Qui tutte le tappe della Uberstory

In questo scenario avrebbe potuto inserirsi il parlamento. È partito il 4 maggio l’iter legislativo sulla proposta di legge “Disciplina delle piattaforme digitali per la condivisione di beni e servizi e disposizioni per la promozione dell’economia della condivisione“, più nota come proposta di legge sulla sharing economy. In un primo momento qualcuno aveva ipotizzato che il testo avrebbe contribuito a regolamentare anche una realtà come Uber, alla quale spesso si fa riferimento come esempio di sharing economy. In realtà diversi esperti contestano questa classificazione e preferiscono far rientrare la startup californiana tra i servizi on demand. In ogni caso la legge non si occuperà di Uber. L’ha confermato Stefano Quintarelli, deputato del Gruppo Misto e tra i firmatari della proposta di legge, come è possibile leggere in questo articolo sulla sharing economy.

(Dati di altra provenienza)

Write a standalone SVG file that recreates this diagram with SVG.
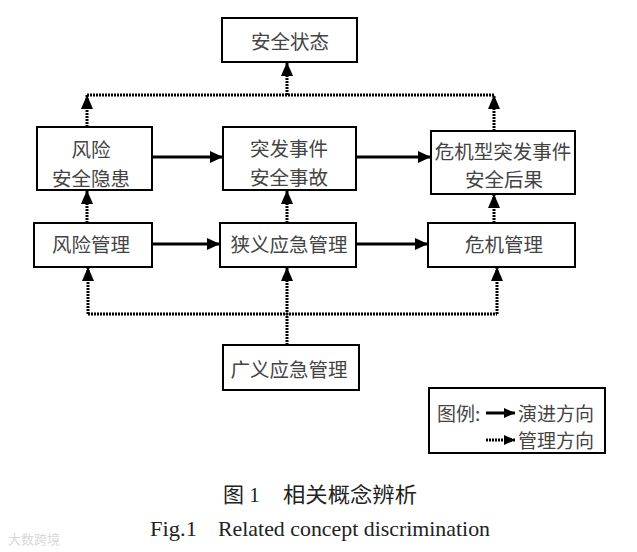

“La nostra legge – ha detto Quintarelli – non riguarda Uber, poiché si occupa solo degli operatori privati occasionali (né si occupa di Uber Pop, perché è già illegale in Italia). Uber normale è invece servizio tra professionisti. Noi definiamo operatore occasionale chi ricava oltre 10 mila euro l’anno da questa attività. La nostra proposta di legge non tocca insomma le professioni, che continuano a essere regolate dalle leggi, come sempre”.